The Continuing Saga.
In summing up, it’s the Constitution, it’s Mabo, it’s justice, it’s law, it’s the vibe, and, uh… No, that’s it. It’s the vibe.
Oh, and the Universal Declaration of Human Rights.
Blogger Jennifer Wilson has published another letter from Melinda Tankard Reist‘s law-talking guy Ric Lucas off Colquhuon Murphy. Somewhat oddly, Lucas writes that Wilson “should reflect upon the fact that you have seriously flouted your obligation to uphold the Universal Declaration” of Human Rights by publishing allegedly defamatory comments on her blog.
Lucas adds that MTR “would much rather you came to your senses and realised that a person who wishes to be taken seriously as a social commentator, who has pretensions as a scholar of human rights with a PhD should check their facts, and not indulge in flights of libellous fancy”. By this logic, a failure on Wilson’s part to uphold and to be a ‘real’ scholar of human rights will likely mean a lengthy and hideously expensive court battle will ensue.
Like Kylie sang, we all have our cross to bear.
Elsewhere, Lucas is described as being someone “who once represented Opposition Leader Tony Abbott and former treasurer Peter Costello and their wives in a successful action against publisher Random House over false claims in a memoir by Bob Ellis”. (Bob has a blog, incidentally.)
That was in the late 1990s. Since then, Lucas has been involved in a number of other cases, including one in which a British blogger, Bruce Everiss, was sued by Evony, a US games company, in an Australian court. In March 2010 the case was dropped; Michael Thompson of Ars Technica explains why Evony is ‘the game everyone loves to hate’ here.
Reflecting on his experience blogging, Everiss wrote (May 13, 2010):
The first [problem] is that libel laws are being abused to suppress free speech by those who have things to hide. Great swathes of the internet are now censored by London libel lawyers sending out threatening letters to protect often nefarious characters. You may live in America, but this effects [sic] you, the internet is being censored for the whole world.

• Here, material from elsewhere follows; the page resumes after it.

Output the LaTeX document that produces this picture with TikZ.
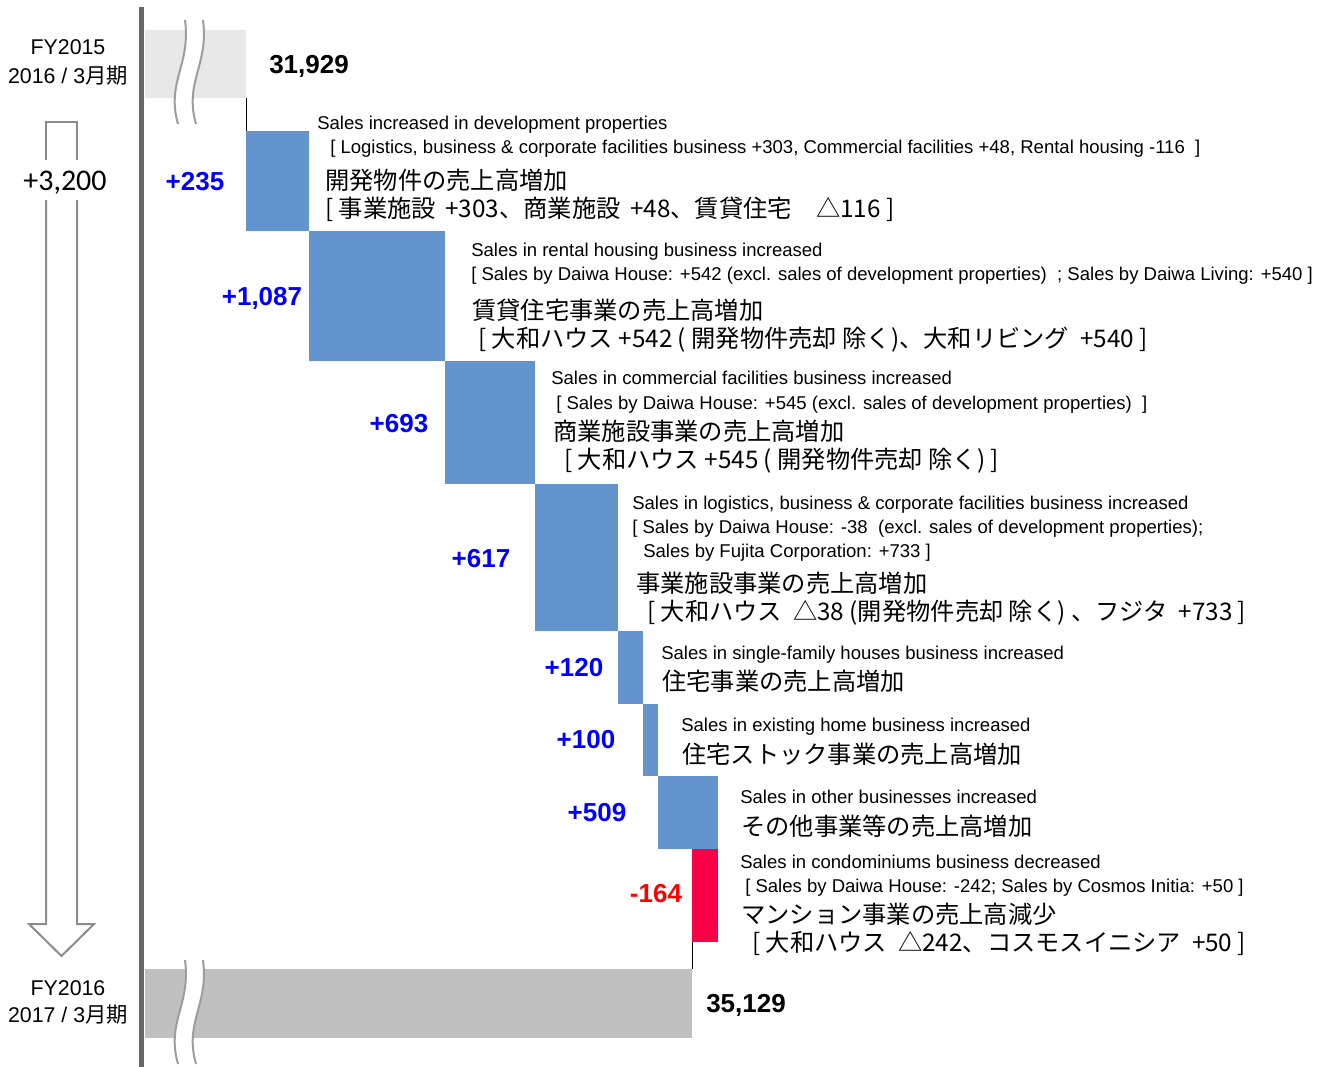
\documentclass[tikz,border=0pt]{standalone}
\usepackage{fontspec}
\setmainfont{Liberation Sans}
\newfontfamily\jpfont{Noto Sans CJK JP}
\newfontfamily\numfont{Carlito}
\definecolor{barblue}{RGB}{99,148,205}
\definecolor{barred}{RGB}{250,0,70}
\definecolor{startgray}{RGB}{232,232,232}
\definecolor{endgray}{RGB}{192,192,192}
\definecolor{axisgray}{RGB}{102,102,102}
\definecolor{arrowgray}{RGB}{140,140,140}

\tikzset{
  en/.style={anchor=base west, inner sep=0pt, font=\fontsize{13.9}{16}\selectfont},
  jp/.style={anchor=base west, inner sep=0pt, font=\jpfont\fontsize{18.2}{21}\selectfont},
  val/.style={anchor=base, inner sep=0pt, text=blue, font=\bfseries\fontsize{19.5}{22}\selectfont},
  total/.style={anchor=base west, inner sep=0pt, font=\bfseries\fontsize{19.5}{22}\selectfont},
  year/.style={anchor=base, inner sep=0pt, font=\fontsize{16}{18}\selectfont},
  breakline/.style={draw=arrowgray!85, line width=1.5pt}
}

\begin{document}
\begin{tikzpicture}[x=0.75pt,y=-0.75pt]
        \useasboundingbox (0,0) rectangle (1325,1067);

        % Draw the start and end bars
        \fill[startgray] (145,30) rectangle (246,98);
        \fill[endgray] (145,969) rectangle (692,1038);

        % Draw the axis
        \draw[axisgray, line width=3.75pt] (141,7) -- (141,1067);

        % Draw the breaks in the bars
        \foreach \yb in {20,960} {
          \fill[white] (185,\yb) .. controls (191,\yb+45) and (166,\yb+62) .. (178,\yb+104)
            -- (196,\yb+104) .. controls (184,\yb+62) and (209,\yb+45) .. (203,\yb) -- cycle;
          \draw[breakline] (185,\yb) .. controls (191,\yb+45) and (166,\yb+62) .. (178,\yb+104);
          \draw[breakline] (203,\yb) .. controls (209,\yb+45) and (184,\yb+62) .. (196,\yb+104);
        }

        % Draw the increase bars
        \fill[barblue] (246,131) rectangle (309,231);
        \fill[barblue] (309,231) rectangle (445,361);
        \fill[barblue] (445,361) rectangle (535,484);
        \fill[barblue] (535,484) rectangle (618,631);
        \fill[barblue] (618,631) rectangle (643,704);
        \fill[barblue] (643,704) rectangle (658,776);
        \fill[barblue] (658,776) rectangle (718,849);

        % Draw the decrease bar
        \fill[barred] (692,849) rectangle (718,942);

        % Draw the thin connectors
        \coordinate (startcorner) at (246,98);
        \coordinate (firsttop) at (246,131);
        \coordinate (redbottom) at (692,942);
        \coordinate (endcorner) at (692,969);
        \draw[black, line width=0.75pt] (startcorner) -- (firsttop);
        \draw[black, line width=0.75pt] (redbottom) -- (endcorner);

        % Label the years
        \node[year] (fy15) at (68,55) {FY2015};
        \node[year] (fy15b) at (68,83) {2016 / 3{\jpfont 月期}};
        \node[year] (fy16) at (68,995) {FY2016};
        \node[year] (fy16b) at (68,1022) {2017 / 3{\jpfont 月期}};

        % Draw the hollow arrow for the total change
        \draw[arrowgray, line width=1.5pt, line join=miter]
          (46,160) -- (46,122) -- (77,122) -- (77,160);
        \draw[arrowgray, line width=1.5pt, line join=miter]
          (46,200) -- (46,924) -- (29,924) -- (61.5,956) -- (94,924) -- (77,924) -- (77,200);
        \node[font=\numfont\fontsize{22.5}{26}\selectfont] (total) at (65,183) {+3,200};

        % Label the totals
        \node[total] (startval) at (269,73) {31,929};
        \node[total] (endval) at (706,1012) {35,129};

        % Label the changes
        \node[val] (v1) at (195,190) {+235};
        \node[val] (v2) at (262,305) {+1,087};
        \node[val] (v3) at (399,432) {+693};
        \node[val] (v4) at (481,567) {+617};
        \node[val] (v5) at (574,676) {+120};
        \node[val] (v6) at (586,748) {+100};
        \node[val] (v7) at (597,821) {+509};
        \node[val, text=red] (v8) at (656,902) {-164};

        % Development properties
        \node[en] (d1) at (317,129) {Sales increased in development properties};
        \node[en] (d2) at (330,153) {[ Logistics, business \& corporate facilities business +303, Commercial facilities +48, Rental housing -116 \ ]};
        \node[jp] (d3) at (325,189) {開発物件の売上高増加};
        \node[jp] (d4) at (325,217) {[ 事業施設 \,+303、商業施設 \,+48、賃貸住宅　△116 ]};

        % Rental housing
        \node[en] (r1) at (471,256) {Sales in rental housing business increased};
        \node[en] (r2) at (471,280) {[ Sales by Daiwa House: +542 (excl. sales of development properties) \ ; Sales by Daiwa Living: +540 ]};
        \node[jp] (r3) at (472,319) {賃貸住宅事業の売上高増加};
        \node[jp] (r4) at (478,347) {[ 大和ハウス +542 ( 開発物件売却 除く)、大和リビング \ +540 ]};

        % Commercial facilities
        \node[en] (c1) at (551,384) {Sales in commercial facilities business increased};
        \node[en] (c2) at (556,409) {[ Sales by Daiwa House: +545 (excl. sales of development properties) \ ]};
        \node[jp] (c3) at (553,440) {商業施設事業の売上高増加};
        \node[jp] (c4) at (564,468) {[ 大和ハウス +545 ( 開発物件売却 除く) ]};

        % Logistics, business & corporate facilities
        \node[en] (l1) at (632,509) {Sales in logistics, business \& corporate facilities business increased};
        \node[en] (l2) at (632,533) {[ Sales by Daiwa House: -38 \ (excl. sales of development properties);};
        \node[en] (l3) at (643,557) {Sales by Fujita Corporation: +733 ]};
        \node[jp] (l4) at (636,592) {事業施設事業の売上高増加};
        \node[jp] (l5) at (647,620) {[ 大和ハウス \ △38 (開発物件売却 除く) 、フジタ \ +733 ]};

        % Single-family houses
        \node[en] (s1) at (661,659) {Sales in single-family houses business increased};
        \node[jp] (s2) at (662,690) {住宅事業の売上高増加};

        % Existing homes
        \node[en] (h1) at (681,731) {Sales in existing home business increased};
        \node[jp] (h2) at (682,763) {住宅ストック事業の売上高増加};

        % Other businesses
        \node[en] (o1) at (740,803) {Sales in other businesses increased};
        \node[jp] (o2) at (741,835) {その他事業等の売上高増加};

        % Condominiums
        \node[en] (m1) at (740,868) {Sales in condominiums business decreased};
        \node[en] (m2) at (745,892) {[ Sales by Daiwa House: -242; Sales by Cosmos Initia: +50 ]};
        \node[jp] (m3) at (741,923) {マンション事業の売上高減少};
        \node[jp] (m4) at (752,951) {[ 大和ハウス \ △242、コスモスイニシア \ +50 ]};

    \end{tikzpicture}
\end{document}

Our libel law was designed to protect the landed gentry from the tittle tattle of their servants. So it is incredibly difficult and expensive to defend against, no matter how truthful your words are, cases are typically over a million pounds now. And you are guilty till you prove yourself innocent, which goes right against natural justice and gives a massive advantage to those who are abusing the law. So the only option when threatened is to give in, as happens many thousands of times. We really, really don’t have free speech. Those with money control what is said about them.
Evony is itself a remarkable game, both because of the company’s quite notorious use of semi-pornographic imagery to promote it but also because of accusations of ‘goldfarming’, an industry documented by Cory Doctorow in his 2010 novel For the Win. In Doctorow’s imaginary world, the virtual workers form a virtual union called the IWWWW or Webblies. In the real world, on Friday Ralph Ruckus will be speaking @ Jura in Sydney on Contagious Strikes – Workers’ Struggles in China:
In mid-2010, a strike wave rolled through China’s factories, the most widespread and militant struggle of China’s internal migrant workers so far. The struggle shook the Chinese regime and provoked a world-wide debate: Is this the beginning of the end of the low-wage-model that stands behind China’s rise to the “factory of the world” and provides the rest of the world with cheap consumer products? The strikes continued in 2011, and together with riots and peasant uprisings they are indicators for the increasing pressure for social change in China.
This talk/discussion (including a ten-minute film) will focus on the strikes, the formation of a new working class movement in China, and the implications for social struggles around the world.